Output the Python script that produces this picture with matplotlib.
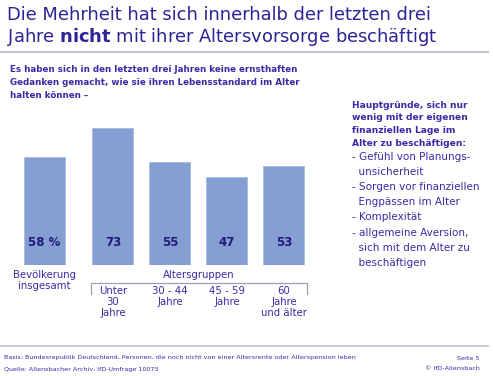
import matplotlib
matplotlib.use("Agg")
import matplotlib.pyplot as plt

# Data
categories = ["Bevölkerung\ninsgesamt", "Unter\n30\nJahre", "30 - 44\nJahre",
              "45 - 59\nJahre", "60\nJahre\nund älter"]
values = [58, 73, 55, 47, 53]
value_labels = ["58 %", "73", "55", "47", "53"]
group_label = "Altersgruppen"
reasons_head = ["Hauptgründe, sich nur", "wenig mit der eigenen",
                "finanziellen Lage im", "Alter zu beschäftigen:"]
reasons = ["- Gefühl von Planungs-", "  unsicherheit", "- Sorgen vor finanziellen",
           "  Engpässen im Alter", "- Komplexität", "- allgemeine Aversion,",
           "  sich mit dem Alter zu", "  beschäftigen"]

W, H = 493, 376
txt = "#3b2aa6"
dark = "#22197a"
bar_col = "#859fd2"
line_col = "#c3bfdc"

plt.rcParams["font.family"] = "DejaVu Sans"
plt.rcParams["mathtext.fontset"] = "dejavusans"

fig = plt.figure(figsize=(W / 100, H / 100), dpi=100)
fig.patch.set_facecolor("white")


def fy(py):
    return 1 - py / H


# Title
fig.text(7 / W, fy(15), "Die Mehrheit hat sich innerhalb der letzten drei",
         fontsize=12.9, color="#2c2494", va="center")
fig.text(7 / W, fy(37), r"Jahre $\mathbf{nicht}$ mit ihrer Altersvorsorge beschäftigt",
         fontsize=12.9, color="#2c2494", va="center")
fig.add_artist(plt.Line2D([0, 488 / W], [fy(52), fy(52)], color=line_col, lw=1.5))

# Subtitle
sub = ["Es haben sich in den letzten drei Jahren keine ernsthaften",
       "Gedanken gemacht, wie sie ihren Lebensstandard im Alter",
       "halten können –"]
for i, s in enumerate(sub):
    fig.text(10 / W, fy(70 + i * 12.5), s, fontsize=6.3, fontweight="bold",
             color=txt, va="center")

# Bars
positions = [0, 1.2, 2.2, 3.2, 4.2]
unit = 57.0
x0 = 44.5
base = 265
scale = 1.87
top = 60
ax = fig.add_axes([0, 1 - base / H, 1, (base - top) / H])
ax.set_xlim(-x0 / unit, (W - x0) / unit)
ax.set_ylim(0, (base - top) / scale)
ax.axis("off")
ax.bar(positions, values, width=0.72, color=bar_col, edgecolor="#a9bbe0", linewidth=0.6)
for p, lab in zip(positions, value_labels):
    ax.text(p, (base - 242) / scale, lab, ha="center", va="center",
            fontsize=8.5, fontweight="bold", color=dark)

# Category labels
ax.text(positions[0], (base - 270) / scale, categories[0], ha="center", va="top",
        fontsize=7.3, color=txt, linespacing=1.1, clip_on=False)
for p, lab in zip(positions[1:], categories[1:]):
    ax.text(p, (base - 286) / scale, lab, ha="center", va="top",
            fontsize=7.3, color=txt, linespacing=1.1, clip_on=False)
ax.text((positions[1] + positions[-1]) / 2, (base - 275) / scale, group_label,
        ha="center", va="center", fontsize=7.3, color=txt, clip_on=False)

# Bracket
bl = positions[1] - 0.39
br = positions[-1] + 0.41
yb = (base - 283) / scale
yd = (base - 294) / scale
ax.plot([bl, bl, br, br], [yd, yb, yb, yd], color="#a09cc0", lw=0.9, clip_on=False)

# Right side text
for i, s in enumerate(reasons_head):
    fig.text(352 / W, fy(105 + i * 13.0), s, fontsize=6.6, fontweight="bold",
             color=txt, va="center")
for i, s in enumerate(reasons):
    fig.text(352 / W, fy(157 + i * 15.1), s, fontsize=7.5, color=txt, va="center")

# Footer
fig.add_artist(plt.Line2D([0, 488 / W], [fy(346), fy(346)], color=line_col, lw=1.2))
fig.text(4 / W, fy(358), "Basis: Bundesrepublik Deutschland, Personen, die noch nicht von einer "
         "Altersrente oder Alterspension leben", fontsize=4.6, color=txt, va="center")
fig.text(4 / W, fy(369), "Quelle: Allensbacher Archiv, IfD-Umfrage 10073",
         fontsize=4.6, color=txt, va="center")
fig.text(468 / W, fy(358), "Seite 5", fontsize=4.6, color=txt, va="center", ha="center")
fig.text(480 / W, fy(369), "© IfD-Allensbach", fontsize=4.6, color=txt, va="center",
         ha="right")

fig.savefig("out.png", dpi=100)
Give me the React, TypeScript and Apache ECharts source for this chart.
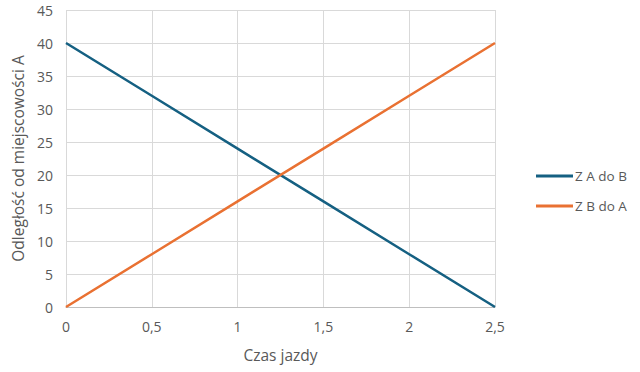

» **Aim**: Copy the records exactly. Skip the pictures.

» **Written reply**:
Output the Python script that produces this picture with matplotlib.
import matplotlib
matplotlib.use("Agg")
import matplotlib.pyplot as plt

# Data
categories = ["Bevölkerung\ninsgesamt", "Unter\n30\nJahre", "30 - 44\nJahre",
              "45 - 59\nJahre", "60\nJahre\nund älter"]
values = [58, 73, 55, 47, 53]
value_labels = ["58 %", "73", "55", "47", "53"]
group_label = "Altersgruppen"
reasons_head = ["Hauptgründe, sich nur", "wenig mit der eigenen",
                "finanziellen Lage im", "Alter zu beschäftigen:"]
reasons = ["- Gefühl von Planungs-", "  unsicherheit", "- Sorgen vor finanziellen",
           "  Engpässen im Alter", "- Komplexität", "- allgemeine Aversion,",
           "  sich mit dem Alter zu", "  beschäftigen"]

W, H = 493, 376
txt = "#3b2aa6"
dark = "#22197a"
bar_col = "#859fd2"
line_col = "#c3bfdc"

plt.rcParams["font.family"] = "DejaVu Sans"
plt.rcParams["mathtext.fontset"] = "dejavusans"

fig = plt.figure(figsize=(W / 100, H / 100), dpi=100)
fig.patch.set_facecolor("white")


def fy(py):
    return 1 - py / H


# Title
fig.text(7 / W, fy(15), "Die Mehrheit hat sich innerhalb der letzten drei",
         fontsize=12.9, color="#2c2494", va="center")
fig.text(7 / W, fy(37), r"Jahre $\mathbf{nicht}$ mit ihrer Altersvorsorge beschäftigt",
         fontsize=12.9, color="#2c2494", va="center")
fig.add_artist(plt.Line2D([0, 488 / W], [fy(52), fy(52)], color=line_col, lw=1.5))

# Subtitle
sub = ["Es haben sich in den letzten drei Jahren keine ernsthaften",
       "Gedanken gemacht, wie sie ihren Lebensstandard im Alter",
       "halten können –"]
for i, s in enumerate(sub):
    fig.text(10 / W, fy(70 + i * 12.5), s, fontsize=6.3, fontweight="bold",
             color=txt, va="center")

# Bars
positions = [0, 1.2, 2.2, 3.2, 4.2]
unit = 57.0
x0 = 44.5
base = 265
scale = 1.87
top = 60
ax = fig.add_axes([0, 1 - base / H, 1, (base - top) / H])
ax.set_xlim(-x0 / unit, (W - x0) / unit)
ax.set_ylim(0, (base - top) / scale)
ax.axis("off")
ax.bar(positions, values, width=0.72, color=bar_col, edgecolor="#a9bbe0", linewidth=0.6)
for p, lab in zip(positions, value_labels):
    ax.text(p, (base - 242) / scale, lab, ha="center", va="center",
            fontsize=8.5, fontweight="bold", color=dark)

# Category labels
ax.text(positions[0], (base - 270) / scale, categories[0], ha="center", va="top",
        fontsize=7.3, color=txt, linespacing=1.1, clip_on=False)
for p, lab in zip(positions[1:], categories[1:]):
    ax.text(p, (base - 286) / scale, lab, ha="center", va="top",
            fontsize=7.3, color=txt, linespacing=1.1, clip_on=False)
ax.text((positions[1] + positions[-1]) / 2, (base - 275) / scale, group_label,
        ha="center", va="center", fontsize=7.3, color=txt, clip_on=False)

# Bracket
bl = positions[1] - 0.39
br = positions[-1] + 0.41
yb = (base - 283) / scale
yd = (base - 294) / scale
ax.plot([bl, bl, br, br], [yd, yb, yb, yd], color="#a09cc0", lw=0.9, clip_on=False)

# Right side text
for i, s in enumerate(reasons_head):
    fig.text(352 / W, fy(105 + i * 13.0), s, fontsize=6.6, fontweight="bold",
             color=txt, va="center")
for i, s in enumerate(reasons):
    fig.text(352 / W, fy(157 + i * 15.1), s, fontsize=7.5, color=txt, va="center")

# Footer
fig.add_artist(plt.Line2D([0, 488 / W], [fy(346), fy(346)], color=line_col, lw=1.2))
fig.text(4 / W, fy(358), "Basis: Bundesrepublik Deutschland, Personen, die noch nicht von einer "
         "Altersrente oder Alterspension leben", fontsize=4.6, color=txt, va="center")
fig.text(4 / W, fy(369), "Quelle: Allensbacher Archiv, IfD-Umfrage 10073",
         fontsize=4.6, color=txt, va="center")
fig.text(468 / W, fy(358), "Seite 5", fontsize=4.6, color=txt, va="center", ha="center")
fig.text(480 / W, fy(369), "© IfD-Allensbach", fontsize=4.6, color=txt, va="center",
         ha="right")

fig.savefig("out.png", dpi=100)
Give me the React, TypeScript and Apache ECharts source for this chart.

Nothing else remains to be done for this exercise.